The same discipline shows up in other areas of finance. Experian has written about the need for credit portfolio management to move from “firefighting to forecasting,” using early signals, segmentation and scenario analysis to identify risk before losses emerge. Finance leaders can apply that mindset when deciding what to do with excess earnings, unusual liquidity or a one-time profit spike. Instead of treating a strong year as purely distributable income, use it to prepare for risks that may not show up until a future quarter or fiscal year.
A banner year gives leadership a rare advantage: Resources are available before the difficult year arrives. That timing allows the executive team to fund strategic priorities from a position of strength rather than searching for options during a downturn.
Build a capital allocation framework in four parts.
A strong year should prompt a deeper conversation than whether to increase bonuses, distributions or year-end purchases. Those decisions may have a place when employees helped create the result, but they should sit inside a broader framework that considers what the business may need over the next several years.
Leadership can start by separating uses of capital into four categories:
• Rewarding past performance: Bonuses, expanded benefits or employee experiences that recognize the people who helped create the result.
• Strengthening future performance: Technology, equipment, training, product development, marketing or process improvements that support future growth.
• Protecting the balance sheet: Debt reduction, stronger reserves or added working capital that give the business more flexibility.
• Managing retained risk: Insurance planning and other risk-financing strategies that address exposures the company may still retain.
That fourth category is where insurance planning becomes part of the broader capital conversation. Every company retains some exposure, even when it buys commercial insurance. Depending on the company’s size, risk profile and financial goals, the response may include stronger operating reserves, higher working capital targets, revised insurance limits, contractual risk transfer, contingency funds or alternative risk-financing structures.
One example in my area of expertise is a captive insurance company, which is a licensed insurance company formed to insure selected risks of its parent company or related businesses.

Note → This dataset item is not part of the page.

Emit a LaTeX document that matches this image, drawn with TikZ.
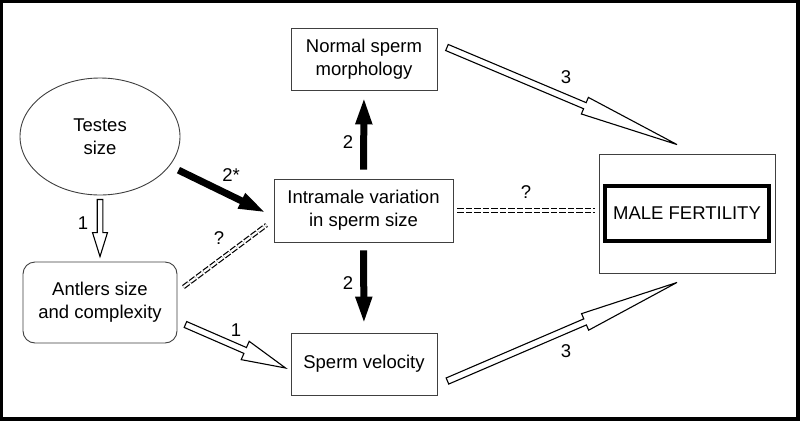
\documentclass[tikz,border=0pt]{standalone}
\usepackage{fontspec}
\setmainfont{Liberation Sans}
\usetikzlibrary{calc,arrows.meta,shapes.geometric}
\newcommand\figfont{\fontsize{18.5}{23}\selectfont}
\newcommand\hollowarrow[5]{%
  \path #1 coordinate (ha-a) #2 coordinate (ha-b);
  \coordinate (ha-h) at ($(ha-b)!#3!(ha-a)$);
  \draw[hollowline] ($(ha-a)!#5!90:(ha-b)$) -- ($(ha-h)!#5!90:(ha-b)$)
    -- ($(ha-h)!#4!90:(ha-b)$) -- (ha-b) -- ($(ha-h)!#4!-90:(ha-b)$)
    -- ($(ha-h)!#5!-90:(ha-b)$) -- ($(ha-a)!#5!-90:(ha-b)$) -- cycle;
}
\begin{document}
\begin{tikzpicture}[x=1pt,y=-1pt,
  box/.style={draw=black!75, line width=0.9pt, align=center, font=\figfont, inner sep=0pt},
  lbl/.style={font=\figfont, inner sep=0pt},
  solidarrow/.style={line width=7pt, -{Triangle[length=28pt,width=15pt]}},
  dbldash/.style={line width=1.2pt, double=white, double distance=2.2pt, dash pattern=on 6.5pt off 2pt},
  hollowline/.style={draw=black, line width=1.1pt, fill=white, line join=miter}]
% frame
\fill[black] (0,0) rectangle (800,421);
\fill[white] (3,3) rectangle (796,417);
\useasboundingbox (0,0) rectangle (800,421);
% nodes
\node[box, minimum width=146pt, minimum height=62pt] (normal) at (364,59) {Normal sperm\\morphology};
\node[box, ellipse, minimum width=160pt, minimum height=117pt] (testes) at (100,136.5) {Testes\\size};
\node[box, minimum width=179pt, minimum height=63pt] (intra) at (363.5,210.5) {Intramale variation\\in sperm size};
\node[box, rounded corners=12pt, minimum width=154pt, minimum height=81pt] (antlers) at (100,302.5) {Antlers size\\and complexity};
\node[box, minimum width=146pt, minimum height=62pt] (velo) at (364,364) {Sperm velocity};
\node[box, minimum width=176pt, minimum height=119pt] (fert) at (687,213.5) {};
\node[box, draw=black, line width=3.5pt, minimum width=164pt, minimum height=55pt] (male) at (687,213.5) {MALE FERTILITY};
% solid arrows
\draw[solidarrow] ([shift={(10.6,2)}]testes.-25) -- ([shift={(-7,2.5)}]intra.west);
\draw[solidarrow, shorten <=9pt, shorten >=6pt] (intra.north) -- (normal.south);
\draw[solidarrow, shorten <=8pt, shorten >=8pt] (intra.south) -- (velo.north);
% hollow arrows
\hollowarrow{([shift={(0,4)}]testes.south)}{([shift={(0,-5)}]antlers.north)}{24pt}{7.5pt}{2.8pt}
\hollowarrow{([shift={(8,22)}]antlers.east)}{([shift={(-5,4)}]velo.west)}{44pt}{10pt}{3.2pt}
\hollowarrow{([shift={(9.5,-11.5)}]normal.east)}{([shift={(-10,-9)}]fert.north)}{100pt}{9pt}{3.3pt}
\hollowarrow{([shift={(10,17)}]velo.east)}{([shift={(-10,9)}]fert.south)}{100pt}{9pt}{3.3pt}
% dashed double lines
\draw[dbldash] ([shift={(6,-15.5)}]antlers.east) -- ([shift={(-7,14.5)}]intra.west);
\draw[dbldash, shorten <=4pt, shorten >=4pt] (intra.east) -- (intra.east -| fert.west);
% labels
\node[lbl] (l2s) at (231,175) {2*};
\node[lbl] (l2u) at (348,142) {2};
\node[lbl] (l2d) at (348,283) {2};
\node[lbl] (l1v) at (83,223) {1};
\node[lbl] (l1d) at (236,330) {1};
\node[lbl] (l3u) at (566,77) {3};
\node[lbl] (l3d) at (566,351) {3};
\node[lbl] (lqr) at (526,192) {?};
\node[lbl] (lql) at (219,238) {?};
\end{tikzpicture}
\end{document}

For some companies, a captive can help fund risks the commercial market may not address efficiently and potentially retain underwriting profit when claims experience supports it, subject to regulatory, actuarial and operational requirements.
The larger point is that strong profits give finance leaders an opportunity to connect current-year performance with future resilience, rather than treating risk planning as separate from capital allocation.
Guardrails protect the strategy.
Any risk-financing strategy should start with a clear view of the company’s risk profile, profitability and long-term capital needs. Finance leaders should evaluate the risks the business already retains, where commercial coverage may leave gaps and how much capital may be needed to fund those exposures responsibly.
The right guardrails depend on the approach. Operating reserves require clear targets and discipline around when funds can be used. Higher insurance limits require careful review of cost, coverage terms and exclusions. Contractual risk transfer requires strong vendor, customer and indemnity language. More formal structures—including captives—require actuarial support, claims processes, governance, risk distribution and regulatory compliance.
That discipline gives the strategy its value. An exceptional year gives leadership more than a favorable report card; it creates a window to make decisions that may become harder to fund later. With the right framework, finance leaders can use strong performance to strengthen protection, preserve liquidity and support steadier performance through the next cycle.